### WORK INSTRUCTIONS
Exactly as written, quote every line that follows, skipping the images.

### STORED DATA
§ §

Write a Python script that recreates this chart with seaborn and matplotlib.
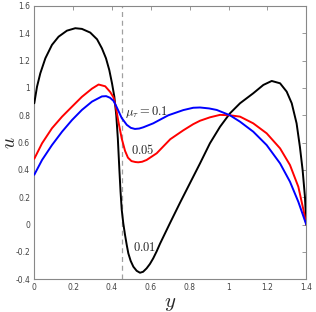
"""
Velocity profiles u(y) for three values of mu_tau, MATLAB-like framed axes.
"""

import numpy as np
import pandas as pd
import matplotlib
matplotlib.use("Agg")
import matplotlib.pyplot as plt
import seaborn as sns

# values
y_001 = [0.0, 0.014, 0.031, 0.057, 0.091, 0.125, 0.168, 0.211, 0.245, 0.288,
         0.323, 0.348, 0.369, 0.386, 0.40, 0.412, 0.422, 0.43, 0.438, 0.444,
         0.45, 0.458, 0.467, 0.476, 0.484, 0.496, 0.51, 0.527, 0.544, 0.56,
         0.578, 0.595, 0.612, 0.63, 0.647, 0.698, 0.75, 0.8, 0.853, 0.904,
         0.956, 1.007, 1.059, 1.127, 1.179, 1.222, 1.265, 1.299, 1.325, 1.35,
         1.367, 1.381, 1.393, 1.4]
u_001 = [0.888, 1.009, 1.107, 1.217, 1.315, 1.375, 1.419, 1.437, 1.432, 1.405,
         1.356, 1.29, 1.217, 1.131, 1.034, 0.936, 0.80, 0.63, 0.40, 0.24,
         0.11, 0.01, -0.075, -0.15, -0.21, -0.265, -0.308, -0.338, -0.352, -0.345,
         -0.32, -0.288, -0.247, -0.195, -0.14, 0.01, 0.16, 0.30, 0.448, 0.595,
         0.716, 0.814, 0.888, 0.961, 1.022, 1.051, 1.034, 0.973, 0.888, 0.741,
         0.57, 0.40, 0.204, 0.0]

y_005 = [0.0, 0.04, 0.091, 0.143, 0.194, 0.245, 0.297, 0.331, 0.365, 0.391,
         0.408, 0.42, 0.432, 0.45, 0.467, 0.482, 0.50, 0.52, 0.535, 0.555,
         0.578, 0.63, 0.70, 0.767, 0.818, 0.853, 0.904, 0.956, 1.007, 1.059,
         1.127, 1.196, 1.265, 1.316, 1.359, 1.385, 1.4]
u_005 = [0.482, 0.595, 0.705, 0.79, 0.863, 0.935, 0.995, 1.025, 1.012, 0.97,
         0.93, 0.86, 0.76, 0.63, 0.54, 0.49, 0.465, 0.458, 0.456, 0.46,
         0.473, 0.522, 0.625, 0.69, 0.735, 0.76, 0.785, 0.803, 0.80, 0.79,
         0.741, 0.668, 0.558, 0.436, 0.277, 0.11, 0.0]

y_01 = [0.0, 0.04, 0.091, 0.143, 0.194, 0.245, 0.297, 0.348, 0.37, 0.39,
        0.408, 0.424, 0.45, 0.476, 0.497, 0.518, 0.54, 0.561, 0.612, 0.69,
        0.767, 0.818, 0.853, 0.9, 0.939, 1.007, 1.059, 1.127, 1.196, 1.265,
        1.316, 1.359, 1.4]
u_01 = [0.365, 0.473, 0.582, 0.68, 0.765, 0.839, 0.90, 0.938, 0.94, 0.928,
        0.905, 0.86, 0.78, 0.73, 0.708, 0.70, 0.703, 0.712, 0.741, 0.80,
        0.838, 0.855, 0.857, 0.85, 0.839, 0.80, 0.753, 0.68, 0.582, 0.448,
        0.314, 0.167, 0.0]

series_names = ["0.01", "0.05", "0.1"]
series_colors = ["black", "red", "blue"]
label_texts = [r"$0.01$", r"$0.05$", r"$\mu_\tau = 0.1$"]
label_pos = [(0.51, -0.17), (0.50, 0.546), (0.467, 0.826)]

dashed_y = 0.45
x_ticks = [0, 0.2, 0.4, 0.6, 0.8, 1, 1.2, 1.4]
x_tick_labels = ["0", "0.2", "0.4", "0.6", "0.8", "1", "1.2", "1.4"]
y_ticks = [-0.4, -0.2, 0, 0.2, 0.4, 0.6, 0.8, 1, 1.2, 1.4, 1.6]
y_tick_labels = ["-0.4", "-0.2", "0", "0.2", "0.4", "0.6", "0.8", "1",
                 "1.2", "1.4", "1.6"]

frames = []
for name, ys, us in zip(series_names, [y_001, y_005, y_01], [u_001, u_005, u_01]):
    frames.append(pd.DataFrame({"y": ys, "u": us, "mu": name}))
df = pd.concat(frames, ignore_index=True)

sns.set_style("white")
plt.rcParams["mathtext.fontset"] = "cm"
plt.rcParams["font.family"] = ["DejaVu Sans"]

fig = plt.figure(figsize=(3.16, 3.12), dpi=100)
ax = fig.add_axes([0.1085, 0.1048, 0.8608, 0.8762])

ax.axvline(dashed_y, color="#a0a0a0", lw=0.9, ls=(0, (4, 3)), zorder=1)

sns.lineplot(data=df, x="y", y="u", hue="mu",
             palette=dict(zip(series_names, series_colors)),
             estimator=None, sort=False, lw=1.4, legend=False, ax=ax,
             zorder=3, solid_joinstyle="round", solid_capstyle="round")

for txt, (tx, ty) in zip(label_texts, label_pos):
    ax.text(tx, ty, txt, ha="left", va="center", fontsize=9, color="#222222")

ax.set_xlim(0, 1.4)
ax.set_ylim(-0.4, 1.6)
ax.set_xticks(x_ticks)
ax.set_xticklabels(x_tick_labels)
ax.set_yticks(y_ticks)
ax.set_yticklabels(y_tick_labels)
ax.tick_params(direction="in", length=3, width=0.6, top=True, right=True,
               labelsize=5.5, labelcolor="#444444", color="#888888", pad=3)

for sp in ax.spines.values():
    sp.set_color("#888888")
    sp.set_linewidth(0.8)

ax.set_xlabel("$y$", fontsize=15)
ax.set_ylabel("$u$", fontsize=14)
ax.xaxis.set_label_coords(0.5, -0.05)
ax.yaxis.set_label_coords(-0.058, 0.5)

fig.savefig("out.png", dpi=100)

§ §

### CORRECT ANSWER
Write a Python script that recreates this chart with seaborn and matplotlib.
"""
Velocity profiles u(y) for three values of mu_tau, MATLAB-like framed axes.
"""

import numpy as np
import pandas as pd
import matplotlib
matplotlib.use("Agg")
import matplotlib.pyplot as plt
import seaborn as sns

# values
y_001 = [0.0, 0.014, 0.031, 0.057, 0.091, 0.125, 0.168, 0.211, 0.245, 0.288,
         0.323, 0.348, 0.369, 0.386, 0.40, 0.412, 0.422, 0.43, 0.438, 0.444,
         0.45, 0.458, 0.467, 0.476, 0.484, 0.496, 0.51, 0.527, 0.544, 0.56,
         0.578, 0.595, 0.612, 0.63, 0.647, 0.698, 0.75, 0.8, 0.853, 0.904,
         0.956, 1.007, 1.059, 1.127, 1.179, 1.222, 1.265, 1.299, 1.325, 1.35,
         1.367, 1.381, 1.393, 1.4]
u_001 = [0.888, 1.009, 1.107, 1.217, 1.315, 1.375, 1.419, 1.437, 1.432, 1.405,
         1.356, 1.29, 1.217, 1.131, 1.034, 0.936, 0.80, 0.63, 0.40, 0.24,
         0.11, 0.01, -0.075, -0.15, -0.21, -0.265, -0.308, -0.338, -0.352, -0.345,
         -0.32, -0.288, -0.247, -0.195, -0.14, 0.01, 0.16, 0.30, 0.448, 0.595,
         0.716, 0.814, 0.888, 0.961, 1.022, 1.051, 1.034, 0.973, 0.888, 0.741,
         0.57, 0.40, 0.204, 0.0]

y_005 = [0.0, 0.04, 0.091, 0.143, 0.194, 0.245, 0.297, 0.331, 0.365, 0.391,
         0.408, 0.42, 0.432, 0.45, 0.467, 0.482, 0.50, 0.52, 0.535, 0.555,
         0.578, 0.63, 0.70, 0.767, 0.818, 0.853, 0.904, 0.956, 1.007, 1.059,
         1.127, 1.196, 1.265, 1.316, 1.359, 1.385, 1.4]
u_005 = [0.482, 0.595, 0.705, 0.79, 0.863, 0.935, 0.995, 1.025, 1.012, 0.97,
         0.93, 0.86, 0.76, 0.63, 0.54, 0.49, 0.465, 0.458, 0.456, 0.46,
         0.473, 0.522, 0.625, 0.69, 0.735, 0.76, 0.785, 0.803, 0.80, 0.79,
         0.741, 0.668, 0.558, 0.436, 0.277, 0.11, 0.0]

y_01 = [0.0, 0.04, 0.091, 0.143, 0.194, 0.245, 0.297, 0.348, 0.37, 0.39,
        0.408, 0.424, 0.45, 0.476, 0.497, 0.518, 0.54, 0.561, 0.612, 0.69,
        0.767, 0.818, 0.853, 0.9, 0.939, 1.007, 1.059, 1.127, 1.196, 1.265,
        1.316, 1.359, 1.4]
u_01 = [0.365, 0.473, 0.582, 0.68, 0.765, 0.839, 0.90, 0.938, 0.94, 0.928,
        0.905, 0.86, 0.78, 0.73, 0.708, 0.70, 0.703, 0.712, 0.741, 0.80,
        0.838, 0.855, 0.857, 0.85, 0.839, 0.80, 0.753, 0.68, 0.582, 0.448,
        0.314, 0.167, 0.0]

series_names = ["0.01", "0.05", "0.1"]
series_colors = ["black", "red", "blue"]
label_texts = [r"$0.01$", r"$0.05$", r"$\mu_\tau = 0.1$"]
label_pos = [(0.51, -0.17), (0.50, 0.546), (0.467, 0.826)]

dashed_y = 0.45
x_ticks = [0, 0.2, 0.4, 0.6, 0.8, 1, 1.2, 1.4]
x_tick_labels = ["0", "0.2", "0.4", "0.6", "0.8", "1", "1.2", "1.4"]
y_ticks = [-0.4, -0.2, 0, 0.2, 0.4, 0.6, 0.8, 1, 1.2, 1.4, 1.6]
y_tick_labels = ["-0.4", "-0.2", "0", "0.2", "0.4", "0.6", "0.8", "1",
                 "1.2", "1.4", "1.6"]

frames = []
for name, ys, us in zip(series_names, [y_001, y_005, y_01], [u_001, u_005, u_01]):
    frames.append(pd.DataFrame({"y": ys, "u": us, "mu": name}))
df = pd.concat(frames, ignore_index=True)

sns.set_style("white")
plt.rcParams["mathtext.fontset"] = "cm"
plt.rcParams["font.family"] = ["DejaVu Sans"]

fig = plt.figure(figsize=(3.16, 3.12), dpi=100)
ax = fig.add_axes([0.1085, 0.1048, 0.8608, 0.8762])

ax.axvline(dashed_y, color="#a0a0a0", lw=0.9, ls=(0, (4, 3)), zorder=1)

sns.lineplot(data=df, x="y", y="u", hue="mu",
             palette=dict(zip(series_names, series_colors)),
             estimator=None, sort=False, lw=1.4, legend=False, ax=ax,
             zorder=3, solid_joinstyle="round", solid_capstyle="round")

for txt, (tx, ty) in zip(label_texts, label_pos):
    ax.text(tx, ty, txt, ha="left", va="center", fontsize=9, color="#222222")

ax.set_xlim(0, 1.4)
ax.set_ylim(-0.4, 1.6)
ax.set_xticks(x_ticks)
ax.set_xticklabels(x_tick_labels)
ax.set_yticks(y_ticks)
ax.set_yticklabels(y_tick_labels)
ax.tick_params(direction="in", length=3, width=0.6, top=True, right=True,
               labelsize=5.5, labelcolor="#444444", color="#888888", pad=3)

for sp in ax.spines.values():
    sp.set_color("#888888")
    sp.set_linewidth(0.8)

ax.set_xlabel("$y$", fontsize=15)
ax.set_ylabel("$u$", fontsize=14)
ax.xaxis.set_label_coords(0.5, -0.05)
ax.yaxis.set_label_coords(-0.058, 0.5)

fig.savefig("out.png", dpi=100)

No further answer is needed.